● **Exercise description**
Restate the listing that follows word for word, without its pictures.

---------------

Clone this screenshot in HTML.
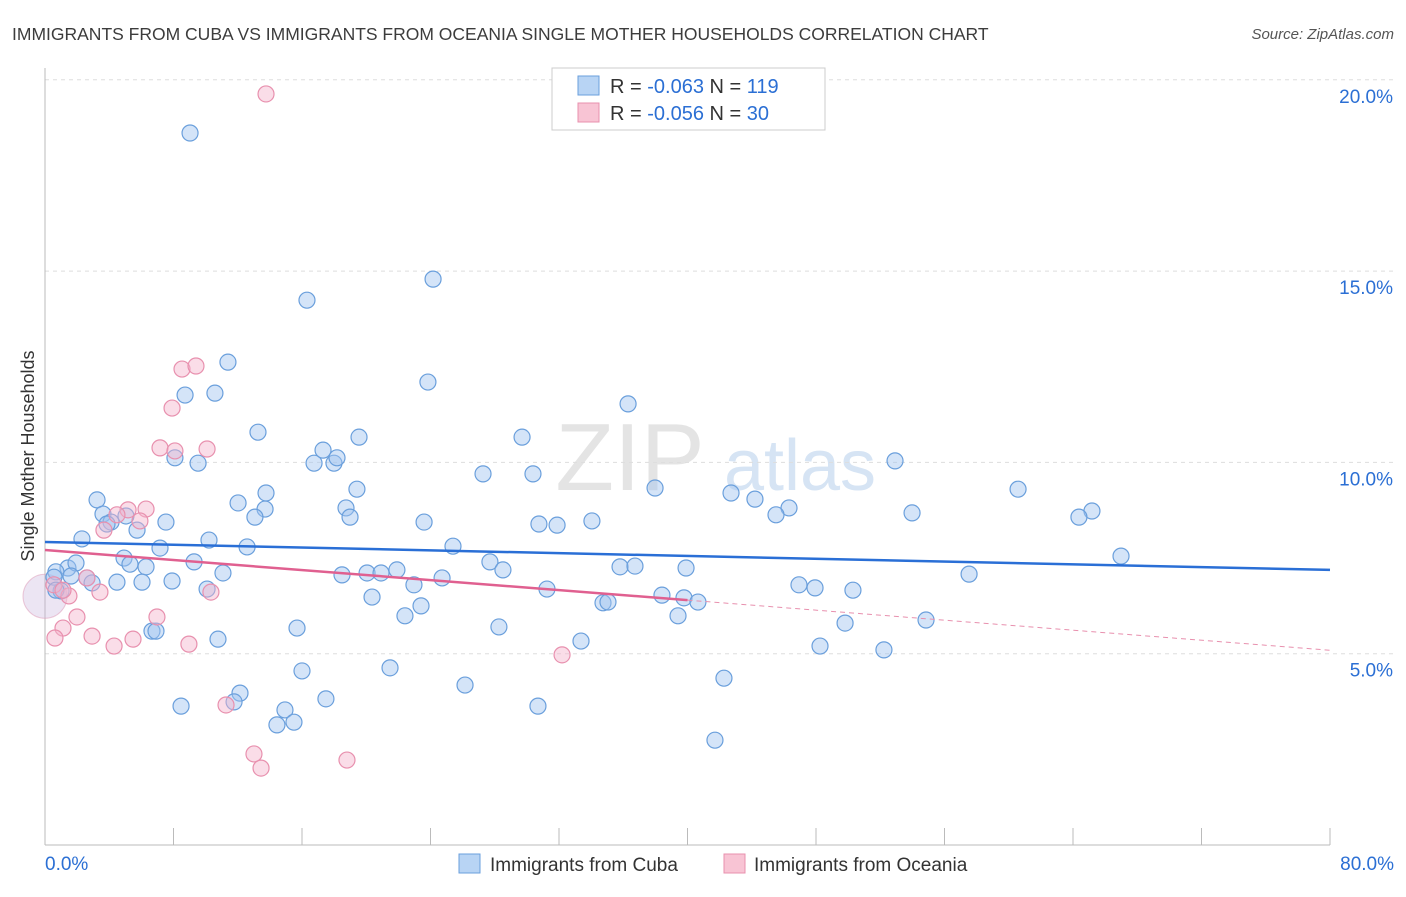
<!DOCTYPE html>
<html><head><meta charset="utf-8">
<style>
body{margin:0;background:#fff;font-family:"Liberation Sans",sans-serif;}
svg text{font-family:"Liberation Sans",sans-serif;}
</style></head>
<body>
<svg id="chart" width="1406" height="892">
<text x="12" y="40" font-size="17.5" fill="#3c3c3c">IMMIGRANTS FROM CUBA VS IMMIGRANTS FROM OCEANIA SINGLE MOTHER HOUSEHOLDS CORRELATION CHART</text>
<text x="1394" y="39" font-size="15" fill="#555" font-style="italic" text-anchor="end">Source: ZipAtlas.com</text>
<text x="34" y="456" font-size="18" fill="#333" text-anchor="middle" transform="rotate(-90 34 456)">Single Mother Households</text>
<text x="630" y="490" font-size="96" fill="#e4e4e4" font-family="Liberation Serif" text-anchor="middle">ZIP</text>
<text x="800" y="490" font-size="72" fill="#d6e4f4" text-anchor="middle">atlas</text>
<g id="grid"></g><g id="axes"></g><g id="pts"></g><g id="trend"></g>
<g>
<rect x="552" y="68" width="273" height="62" fill="#fff" stroke="#ccc"/>
<rect x="578" y="76" width="21" height="19" fill="#b8d4f4" stroke="#6a9fdc"/>
<rect x="578" y="103" width="21" height="19" fill="#f8c4d4" stroke="#e890ae"/>
<text x="610" y="93" font-size="20" fill="#333">R = <tspan fill="#2b6fd4">-0.063</tspan>   N = <tspan fill="#2b6fd4">119</tspan></text>
<text x="610" y="120" font-size="20" fill="#333">R = <tspan fill="#2b6fd4">-0.056</tspan>   N = <tspan fill="#2b6fd4"> 30</tspan></text>
</g>
<g>
<rect x="459" y="854" width="21" height="19" fill="#b8d4f4" stroke="#6a9fdc"/>
<text x="490" y="871" font-size="19" fill="#333">Immigrants from Cuba</text>
<rect x="724" y="854" width="21" height="19" fill="#f8c4d4" stroke="#e890ae"/>
<text x="754" y="871" font-size="19" fill="#333">Immigrants from Oceania</text>
</g>
</svg>
<script>
const yTicks=[5,10,15,20];
const xLabels=["0.0%","80.0%"];
const cubaPx=[[190,133],[433,279],[307,300],[228,362],[428,382],[185,395],[215,393],[628,404],[258,432],[359,437],[522,437],[175,458],[198,463],[314,463],[323,450],[334,463],[337,458],[895,461],[483,474],[533,474],[655,488],[731,493],[755,499],[266,493],[357,489],[97,500],[238,503],[1018,489],[1092,511],[1079,517],[912,513],[789,508],[776,515],[265,509],[346,508],[350,517],[255,517],[103,514],[126,516],[111,522],[107,524],[166,522],[424,522],[539,524],[557,525],[592,521],[137,530],[82,539],[209,540],[160,548],[247,547],[453,546],[1121,556],[124,558],[194,562],[490,562],[130,564],[146,567],[68,568],[76,563],[56,572],[54,577],[71,576],[223,573],[342,575],[367,573],[381,573],[397,570],[503,570],[620,567],[635,566],[686,568],[969,574],[87,578],[92,583],[117,582],[142,582],[172,581],[414,585],[442,578],[547,589],[799,585],[815,588],[853,590],[207,589],[61,591],[56,590],[372,597],[662,595],[684,598],[698,602],[421,606],[603,603],[608,602],[405,616],[678,616],[845,623],[926,620],[297,628],[499,627],[152,631],[156,631],[218,639],[581,641],[820,646],[884,650],[302,671],[390,668],[724,678],[465,685],[240,693],[326,699],[181,706],[234,702],[538,706],[285,710],[277,725],[294,722],[715,740]];
const oceaniaPx=[[266,94],[182,369],[196,366],[172,408],[160,448],[175,451],[207,449],[146,509],[128,510],[117,515],[140,521],[104,530],[87,578],[54,585],[69,596],[100,592],[211,592],[63,590],[77,617],[157,617],[63,628],[92,636],[133,639],[55,638],[114,646],[189,644],[562,655],[226,705],[254,754],[261,768],[347,760]];
// data arrays (x %, y %)
const cubaX=cubaPx.map(p=>+((p[0]-45)/1285*80).toFixed(2));
const cubaY=cubaPx.map(p=>+((845-p[1])/191.3*5).toFixed(2));
const oceX=oceaniaPx.map(p=>+((p[0]-45)/1285*80).toFixed(2));
const oceY=oceaniaPx.map(p=>+((845-p[1])/191.3*5).toFixed(2));
const cubaTrend=[7.92,7.19];
const oceTrend=[7.71,5.09];
const sx=v=>45+v/80*1285, sy=v=>845-v/5*191.3;
const NS="http://www.w3.org/2000/svg";
function mk(t,a,parent){const e=document.createElementNS(NS,t);for(const k in a)e.setAttribute(k,a[k]);document.getElementById(parent).appendChild(e);return e;}
yTicks.forEach(v=>{
 const l=mk('line',{x1:45,x2:1394,y1:sy(v),y2:sy(v),stroke:'#ddd','stroke-dasharray':'4 4'},'grid');
 
 
 const t=mk('text',{x:1393,y:sy(v)+23,'font-size':19,fill:'#2b6fd4','text-anchor':'end'},'grid');
 t.textContent=v.toFixed(1)+'%';
 
 
});
const ax=mk('line',{x1:45,x2:45,y1:68,y2:845,stroke:'#bbb'},'axes');


const bx=mk('line',{x1:45,x2:1330,y1:845,y2:845,stroke:'#bbb'},'axes');


for(let i=0;i<=10;i++){const tk=mk('line',{x1:sx(i*8),x2:sx(i*8),y1:828,y2:845,stroke:'#bbb'},'axes');
 
 }
[[45,'start',0],[1394,'end',1]].forEach(([x,a,i])=>{const t=mk('text',{x:x,y:870,'font-size':19,fill:'#2b6fd4','text-anchor':a},'axes');t.textContent=xLabels[i];
 
 });
const big=mk('circle',{cx:sx(0),cy:sy(6.5),r:22,fill:'rgba(200,180,220,0.35)',stroke:'rgba(220,150,180,0.5)'},'pts');


cubaX.forEach((x,i)=>{const c=mk('circle',{cx:sx(x),cy:sy(cubaY[i]),r:8,fill:'rgba(160,196,240,0.45)',stroke:'#6a9fdc','stroke-width':1.2},'pts');
 
 });
oceX.forEach((x,i)=>{const c=mk('circle',{cx:sx(x),cy:sy(oceY[i]),r:8,fill:'rgba(245,180,204,0.45)',stroke:'#e890ae','stroke-width':1.2},'pts');
 
 });
const t1=mk('line',{x1:sx(0),y1:sy(cubaTrend[0]),x2:sx(80),y2:sy(cubaTrend[1]),stroke:'#2a6fd6','stroke-width':2.5},'trend');


const yo=x=>oceTrend[0]+(oceTrend[1]-oceTrend[0])*x/80;
const t2=mk('line',{x1:sx(0),y1:sy(yo(0)),x2:sx(40),y2:sy(yo(40)),stroke:'#e06090','stroke-width':2.5},'trend');


const t3=mk('line',{x1:sx(40),y1:sy(yo(40)),x2:sx(80),y2:sy(yo(80)),stroke:'#e890ae','stroke-width':1,'stroke-dasharray':'5 4'},'trend');


</script>
</body></html>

---------------

● **Result of this exercise**
Clone this screenshot in HTML.
<!DOCTYPE html>
<html><head><meta charset="utf-8">
<style>
body{margin:0;background:#fff;font-family:"Liberation Sans",sans-serif;}
svg text{font-family:"Liberation Sans",sans-serif;}
</style></head>
<body>
<svg id="chart" width="1406" height="892">
<text x="12" y="40" font-size="17.5" fill="#3c3c3c">IMMIGRANTS FROM CUBA VS IMMIGRANTS FROM OCEANIA SINGLE MOTHER HOUSEHOLDS CORRELATION CHART</text>
<text x="1394" y="39" font-size="15" fill="#555" font-style="italic" text-anchor="end">Source: ZipAtlas.com</text>
<text x="34" y="456" font-size="18" fill="#333" text-anchor="middle" transform="rotate(-90 34 456)">Single Mother Households</text>
<text x="630" y="490" font-size="96" fill="#e4e4e4" font-family="Liberation Serif" text-anchor="middle">ZIP</text>
<text x="800" y="490" font-size="72" fill="#d6e4f4" text-anchor="middle">atlas</text>
<g id="grid"></g><g id="axes"></g><g id="pts"></g><g id="trend"></g>
<g>
<rect x="552" y="68" width="273" height="62" fill="#fff" stroke="#ccc"/>
<rect x="578" y="76" width="21" height="19" fill="#b8d4f4" stroke="#6a9fdc"/>
<rect x="578" y="103" width="21" height="19" fill="#f8c4d4" stroke="#e890ae"/>
<text x="610" y="93" font-size="20" fill="#333">R = <tspan fill="#2b6fd4">-0.063</tspan>   N = <tspan fill="#2b6fd4">119</tspan></text>
<text x="610" y="120" font-size="20" fill="#333">R = <tspan fill="#2b6fd4">-0.056</tspan>   N = <tspan fill="#2b6fd4"> 30</tspan></text>
</g>
<g>
<rect x="459" y="854" width="21" height="19" fill="#b8d4f4" stroke="#6a9fdc"/>
<text x="490" y="871" font-size="19" fill="#333">Immigrants from Cuba</text>
<rect x="724" y="854" width="21" height="19" fill="#f8c4d4" stroke="#e890ae"/>
<text x="754" y="871" font-size="19" fill="#333">Immigrants from Oceania</text>
</g>
</svg>
<script>
const yTicks=[5,10,15,20];
const xLabels=["0.0%","80.0%"];
const cubaPx=[[190,133],[433,279],[307,300],[228,362],[428,382],[185,395],[215,393],[628,404],[258,432],[359,437],[522,437],[175,458],[198,463],[314,463],[323,450],[334,463],[337,458],[895,461],[483,474],[533,474],[655,488],[731,493],[755,499],[266,493],[357,489],[97,500],[238,503],[1018,489],[1092,511],[1079,517],[912,513],[789,508],[776,515],[265,509],[346,508],[350,517],[255,517],[103,514],[126,516],[111,522],[107,524],[166,522],[424,522],[539,524],[557,525],[592,521],[137,530],[82,539],[209,540],[160,548],[247,547],[453,546],[1121,556],[124,558],[194,562],[490,562],[130,564],[146,567],[68,568],[76,563],[56,572],[54,577],[71,576],[223,573],[342,575],[367,573],[381,573],[397,570],[503,570],[620,567],[635,566],[686,568],[969,574],[87,578],[92,583],[117,582],[142,582],[172,581],[414,585],[442,578],[547,589],[799,585],[815,588],[853,590],[207,589],[61,591],[56,590],[372,597],[662,595],[684,598],[698,602],[421,606],[603,603],[608,602],[405,616],[678,616],[845,623],[926,620],[297,628],[499,627],[152,631],[156,631],[218,639],[581,641],[820,646],[884,650],[302,671],[390,668],[724,678],[465,685],[240,693],[326,699],[181,706],[234,702],[538,706],[285,710],[277,725],[294,722],[715,740]];
const oceaniaPx=[[266,94],[182,369],[196,366],[172,408],[160,448],[175,451],[207,449],[146,509],[128,510],[117,515],[140,521],[104,530],[87,578],[54,585],[69,596],[100,592],[211,592],[63,590],[77,617],[157,617],[63,628],[92,636],[133,639],[55,638],[114,646],[189,644],[562,655],[226,705],[254,754],[261,768],[347,760]];
// data arrays (x %, y %)
const cubaX=cubaPx.map(p=>+((p[0]-45)/1285*80).toFixed(2));
const cubaY=cubaPx.map(p=>+((845-p[1])/191.3*5).toFixed(2));
const oceX=oceaniaPx.map(p=>+((p[0]-45)/1285*80).toFixed(2));
const oceY=oceaniaPx.map(p=>+((845-p[1])/191.3*5).toFixed(2));
const cubaTrend=[7.92,7.19];
const oceTrend=[7.71,5.09];
const sx=v=>45+v/80*1285, sy=v=>845-v/5*191.3;
const NS="http://www.w3.org/2000/svg";
function mk(t,a,parent){const e=document.createElementNS(NS,t);for(const k in a)e.setAttribute(k,a[k]);document.getElementById(parent).appendChild(e);return e;}
yTicks.forEach(v=>{
 const l=mk('line',{x1:45,x2:1394,y1:sy(v),y2:sy(v),stroke:'#ddd','stroke-dasharray':'4 4'},'grid');
 
 
 const t=mk('text',{x:1393,y:sy(v)+23,'font-size':19,fill:'#2b6fd4','text-anchor':'end'},'grid');
 t.textContent=v.toFixed(1)+'%';
 
 
});
const ax=mk('line',{x1:45,x2:45,y1:68,y2:845,stroke:'#bbb'},'axes');


const bx=mk('line',{x1:45,x2:1330,y1:845,y2:845,stroke:'#bbb'},'axes');


for(let i=0;i<=10;i++){const tk=mk('line',{x1:sx(i*8),x2:sx(i*8),y1:828,y2:845,stroke:'#bbb'},'axes');
 
 }
[[45,'start',0],[1394,'end',1]].forEach(([x,a,i])=>{const t=mk('text',{x:x,y:870,'font-size':19,fill:'#2b6fd4','text-anchor':a},'axes');t.textContent=xLabels[i];
 
 });
const big=mk('circle',{cx:sx(0),cy:sy(6.5),r:22,fill:'rgba(200,180,220,0.35)',stroke:'rgba(220,150,180,0.5)'},'pts');


cubaX.forEach((x,i)=>{const c=mk('circle',{cx:sx(x),cy:sy(cubaY[i]),r:8,fill:'rgba(160,196,240,0.45)',stroke:'#6a9fdc','stroke-width':1.2},'pts');
 
 });
oceX.forEach((x,i)=>{const c=mk('circle',{cx:sx(x),cy:sy(oceY[i]),r:8,fill:'rgba(245,180,204,0.45)',stroke:'#e890ae','stroke-width':1.2},'pts');
 
 });
const t1=mk('line',{x1:sx(0),y1:sy(cubaTrend[0]),x2:sx(80),y2:sy(cubaTrend[1]),stroke:'#2a6fd6','stroke-width':2.5},'trend');


const yo=x=>oceTrend[0]+(oceTrend[1]-oceTrend[0])*x/80;
const t2=mk('line',{x1:sx(0),y1:sy(yo(0)),x2:sx(40),y2:sy(yo(40)),stroke:'#e06090','stroke-width':2.5},'trend');


const t3=mk('line',{x1:sx(40),y1:sy(yo(40)),x2:sx(80),y2:sy(yo(80)),stroke:'#e890ae','stroke-width':1,'stroke-dasharray':'5 4'},'trend');


</script>
</body></html>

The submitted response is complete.